Women in Oriental harems used opium in a drawn-out ritualistic fashion. They would spend their evenings ingesting opium pills and inhaling hookahs filled with opium smoking mixtures, dreaming of far-off worlds beyond their lattice-windowed “jails.” They preferred eating opium because the effects lasted longer and their dreams would linger until the sunrise. They would partake so much opium that it would produce amnesia; night after night they followed this ritual of induced chronic insomnia followed by amnesia. Soon they would forget their faraway homes and families, and their lives before the harem.

Widespread opium use began in China with the introduction of the tobacco trade by the Dutch in the 17th century. The Chinese mixed opium with tobacco and would smoke the mixture in long-stemmed pipes. This practice was adopted throughout the region and resulted in increased opium smoking, both with and without tobacco.  By the 17th century, the Dutch East India Company controlled the prime poppy growing regions and dominated the Asian opium trade.

Morphine was first isolated from opium in 1805 by the German pharmacist Friedrich Wilhelm Sertürner, who named the bitter white crystalline alkaloid morphium after Morpheus, the Greek god of dreams. We know it today as morphine.
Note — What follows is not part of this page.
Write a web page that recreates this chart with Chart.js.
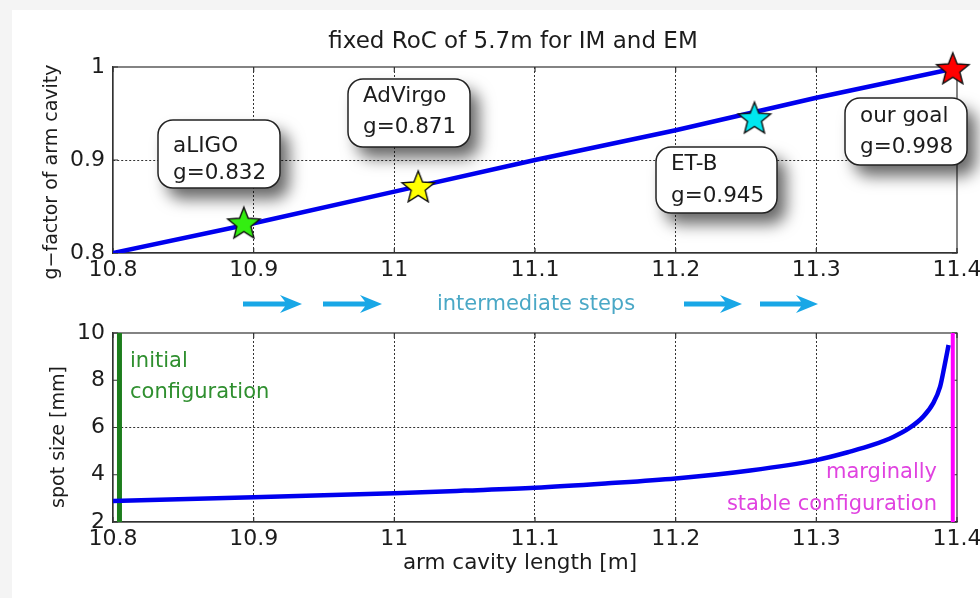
<!DOCTYPE html>
<html>
<head>
<meta charset="utf-8">
<script src="https://cdn.jsdelivr.net/npm/chart.js@4.4.0/dist/chart.umd.min.js"></script>
<style>
  body { margin: 0; width: 980px; height: 598px; overflow: hidden; background: #f4f4f4; position: relative; }
  #panel { position: absolute; left: 12px; top: 10px; width: 968px; height: 588px; background: #fff; }
  #topChart { position: absolute; left: 0; top: 0; }
  #bottomChart { position: absolute; left: 0; top: 290px; }
</style>
</head>
<body>
<div id="panel"></div>
<canvas id="topChart" width="1000" height="290"></canvas>
<canvas id="bottomChart" width="1000" height="308"></canvas>
<script>
// x axis (arm cavity length, m)
const lengthTicks = [10.8, 10.9, 11.0, 11.1, 11.2, 11.3, 11.4];

// top panel: g-factor vs length
const gTicks = [0.8, 0.9, 1.0];
const gLineL = [10.8, 10.9, 11.0, 11.1, 11.2, 11.3, 11.4];
const gLineG = [0.800, 0.832, 0.866, 0.900, 0.932, 0.967, 0.999];

// detector designs marked by stars
const designNames = ['aLIGO', 'AdVirgo', 'ET-B', 'our goal'];
const designL = [10.893, 11.017, 11.256, 11.397];
const designG = [0.832, 0.871, 0.945, 0.998];
const designColors = ['#33ee11', '#ffff00', '#00e8f0', '#ff0000'];

// bottom panel: spot size vs length
const spotTicks = [2, 4, 6, 8, 10];
const spotL = [10.8, 10.9, 11.0, 11.05, 11.1, 11.15, 11.2, 11.253, 11.3, 11.324, 11.34, 11.355, 11.366, 11.376, 11.383, 11.388, 11.391, 11.394];
const spotW = [2.89, 3.05, 3.22, 3.33, 3.45, 3.63, 3.84, 4.18, 4.62, 4.98, 5.26, 5.61, 5.97, 6.46, 7.02, 7.73, 8.57, 9.49];
const initialL = 10.8046;
const marginalL = 11.397;

const FONT = '"DejaVu Sans", sans-serif';
const INK = '#1c1c1c';

// callout boxes (page pixels), text built from the arrays above
const calloutBoxes = [
  { x: 158, y: 120, w: 122, h: 68, dy1: 26, dy2: 53 },
  { x: 348, y: 79, w: 122, h: 68, dy1: 17, dy2: 48 },
  { x: 656, y: 147, w: 121, h: 66, dy1: 17, dy2: 49 },
  { x: 845, y: 98, w: 122, h: 67, dy1: 18, dy2: 49 }
];

function makeStar(fill) {
  const c = document.createElement('canvas');
  c.width = 38; c.height = 38;
  const s = c.getContext('2d');
  s.beginPath();
  for (let i = 0; i < 10; i++) {
    const r = i % 2 ? 7.4 : 17;
    const a = -Math.PI / 2 + i * Math.PI / 5;
    s.lineTo(19 + r * Math.cos(a), 20 + r * Math.sin(a));
  }
  s.closePath();
  s.fillStyle = fill;
  s.fill();
  s.lineWidth = 1.4;
  s.strokeStyle = '#111';
  s.stroke();
  return c;
}

function fmtTick(v) {
  return String(Math.round(v * 10) / 10);
}

function label(ctx, str, x, y, font, color, align, rotate) {
  ctx.save();
  ctx.font = font;
  ctx.fillStyle = color;
  ctx.textAlign = align || 'center';
  ctx.textBaseline = 'middle';
  if (rotate) {
    ctx.translate(x, y);
    ctx.rotate(-Math.PI / 2);
    ctx.fillText(str, 0, 0);
  } else {
    ctx.fillText(str, x, y);
  }
  ctx.restore();
}

// box round the axes plus small inward tick marks, like matlab
function drawFrame(chart) {
  const { ctx, chartArea: a, scales: { x, y } } = chart;
  ctx.save();
  ctx.strokeStyle = '#333';
  ctx.lineWidth = 1.2;
  ctx.strokeRect(a.left, a.top, a.right - a.left, a.bottom - a.top);
  ctx.beginPath();
  x.ticks.forEach(t => {
    const px = x.getPixelForValue(t.value);
    ctx.moveTo(px, a.bottom); ctx.lineTo(px, a.bottom - 5);
    ctx.moveTo(px, a.top); ctx.lineTo(px, a.top + 5);
  });
  y.ticks.forEach(t => {
    const py = y.getPixelForValue(t.value);
    ctx.moveTo(a.left, py); ctx.lineTo(a.left + 5, py);
    ctx.moveTo(a.right, py); ctx.lineTo(a.right - 5, py);
  });
  ctx.stroke();
  ctx.restore();
}

function roundRect(ctx, x, y, w, h, r) {
  ctx.beginPath();
  ctx.moveTo(x + r, y);
  ctx.arcTo(x + w, y, x + w, y + h, r);
  ctx.arcTo(x + w, y + h, x, y + h, r);
  ctx.arcTo(x, y + h, x, y, r);
  ctx.arcTo(x, y, x + w, y, r);
  ctx.closePath();
}

function arrow(ctx, x0, x1, y) {
  ctx.beginPath();
  ctx.moveTo(x0, y - 2.5);
  ctx.lineTo(x1 - 17, y - 2.5);
  ctx.lineTo(x1 - 22, y - 9);
  ctx.lineTo(x1, y);
  ctx.lineTo(x1 - 22, y + 9);
  ctx.lineTo(x1 - 17, y + 2.5);
  ctx.lineTo(x0, y + 2.5);
  ctx.closePath();
  ctx.fill();
}

function xScale(showLabels) {
  return {
    type: 'linear', min: 10.8, max: 11.4,
    afterBuildTicks: s => { s.ticks = lengthTicks.map(v => ({ value: v })); },
    grid: {
      drawTicks: false,
      lineWidth: 1,
      color: c => (c.index === 0 || c.index === lengthTicks.length - 1) ? 'transparent' : '#333'
    },
    border: { display: true, color: '#333', width: 1.2, dash: [2, 2] },
    ticks: { padding: 4, color: INK, font: { family: FONT, size: 22 }, callback: fmtTick, display: showLabels }
  };
}

function yScale(min, max, tickList, gridAt, width) {
  return {
    type: 'linear', min: min, max: max,
    afterBuildTicks: s => { s.ticks = tickList.map(v => ({ value: v })); },
    afterFit: s => { s.width = width; },
    grid: {
      drawTicks: false,
      lineWidth: 1,
      color: c => Math.abs(c.tick.value - gridAt) < 1e-9 ? '#333' : 'transparent'
    },
    border: { display: true, color: '#333', width: 1.2, dash: [2, 2] },
    ticks: { padding: 8, color: INK, font: { family: FONT, size: 22 }, callback: fmtTick }
  };
}

// ---------- top chart ----------
const topDecor = {
  id: 'topDecor',
  beforeDatasetsDraw(chart) { drawFrame(chart); },
  afterDraw(chart) {
    const ctx = chart.ctx;
    label(ctx, 'fixed RoC of 5.7m for IM and EM', 513, 42, '23px ' + FONT, INK);
    label(ctx, 'g\u2212factor of arm cavity', 52, 172, '19px ' + FONT, INK, 'center', true);
    calloutBoxes.forEach((b, i) => {
      ctx.save();
      ctx.shadowColor = 'rgba(0,0,0,0.6)';
      ctx.shadowBlur = 16;
      ctx.shadowOffsetX = 9;
      ctx.shadowOffsetY = 11;
      roundRect(ctx, b.x, b.y, b.w, b.h, 15);
      ctx.fillStyle = '#fff';
      ctx.fill();
      ctx.restore();
      ctx.save();
      roundRect(ctx, b.x, b.y, b.w, b.h, 15);
      ctx.lineWidth = 1.5;
      ctx.strokeStyle = '#222';
      ctx.stroke();
      ctx.restore();
      label(ctx, designNames[i], b.x + 15, b.y + b.dy1, '21.5px ' + FONT, INK, 'left');
      label(ctx, 'g=' + designG[i].toFixed(3), b.x + 15, b.y + b.dy2, '21.5px ' + FONT, INK, 'left');
    });
  }
};

const topX = xScale(true);
topX.afterFit = s => { s.height = 37; };

new Chart(document.getElementById('topChart'), {
  type: 'scatter',
  data: {
    datasets: [{
      label: 'designs',
      data: designL.map((l, i) => ({ x: l, y: designG[i] })),
      pointStyle: designColors.map(makeStar),
      clip: false
    }, {
      label: 'g-factor',
      data: gLineL.map((l, i) => ({ x: l, y: gLineG[i] })),
      showLine: true,
      borderColor: '#0000ee',
      borderWidth: 4.5,
      pointRadius: 0
    }]
  },
  options: {
    responsive: false,
    animation: false,
    layout: { padding: { top: 67, right: 43, left: 0, bottom: 0 } },
    plugins: { legend: { display: false }, tooltip: { enabled: false } },
    scales: { x: topX, y: yScale(0.8, 1.0, gTicks, 0.9, 113) }
  },
  plugins: [topDecor]
});

// ---------- bottom chart ----------
const arrowSpans = [[243, 302], [323, 382], [684, 742], [760, 818]];

const bottomDecor = {
  id: 'bottomDecor',
  beforeDatasetsDraw(chart) { drawFrame(chart); },
  afterDraw(chart) {
    const ctx = chart.ctx;
    ctx.save();
    ctx.fillStyle = '#19a7e6';
    arrowSpans.forEach(s => arrow(ctx, s[0], s[1], 14));
    ctx.restore();
    label(ctx, 'intermediate steps', 536, 15, '21px ' + FONT, '#4aa8c6');
    label(ctx, 'initial', 130, 72, '21px ' + FONT, '#2f8f2f', 'left');
    label(ctx, 'configuration', 130, 103, '21px ' + FONT, '#2f8f2f', 'left');
    label(ctx, 'marginally', 937, 183, '21px ' + FONT, '#e043e0', 'right');
    label(ctx, 'stable configuration', 937, 215, '21px ' + FONT, '#e043e0', 'right');
    label(ctx, 'spot size [mm]', 59, 147, '19px ' + FONT, INK, 'center', true);
    label(ctx, 'arm cavity length [m]', 520, 273, '21.5px ' + FONT, INK);
  }
};

const bottomX = xScale(true);
bottomX.afterFit = s => { s.height = 76; };

new Chart(document.getElementById('bottomChart'), {
  type: 'scatter',
  data: {
    datasets: [{
      label: 'spot size',
      data: spotL.map((l, i) => ({ x: l, y: spotW[i] })),
      showLine: true,
      borderColor: '#0000ee',
      borderWidth: 4.5,
      pointRadius: 0,
      cubicInterpolationMode: 'monotone'
    }, {
      label: 'initial',
      data: [{ x: initialL, y: 2 }, { x: initialL, y: 10 }],
      showLine: true,
      borderColor: '#1c7d1c',
      borderWidth: 5,
      pointRadius: 0
    }, {
      label: 'marginal',
      data: [{ x: marginalL, y: 2 }, { x: marginalL, y: 10 }],
      showLine: true,
      borderColor: '#ff00ff',
      borderWidth: 4,
      pointRadius: 0
    }]
  },
  options: {
    responsive: false,
    animation: false,
    layout: { padding: { top: 43, right: 43, left: 0, bottom: 0 } },
    plugins: { legend: { display: false }, tooltip: { enabled: false } },
    scales: { x: bottomX, y: yScale(2, 10, spotTicks, 6, 113) }
  },
  plugins: [bottomDecor]
});
</script>
</body>
</html>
By the late 1800s, opium was being heavily used in China as a recreational drug. The Imperial court banned its use and importation but large quantities were still being smuggled into China by the British. The Emperor petitioned Queen Victoria for help but was ignored. In reaction, the English initiated the Opium War of 1840-1842 purely from economic motives, which led to far-reaching changes in world politics and the shape of international trade. The British required that the opium trade be allowed to continue. In addition, the Chinese were forced to pay a large settlement and cede Hong Kong to the British Empire.

By the 1850s, pure alkaloids, rather than the earlier crude opium preparations, were being commonly prescribed for the relief of aches and pains, coughs, and diarrhea. This period also saw the invention and introduction of the hypodermic syringe. Opium contains morphine, codeine, noscapine, papaverine, and thebaine. All but thebaine are used clinically as analgesics to reduce pain without a loss of consciousness. Thebaine is without analgesic effect but is of great pharmaceutical value due to its use in the production of semisynthetic opioid morphine analogues such as oxycodone, dihydromorphenone and hydrocodone.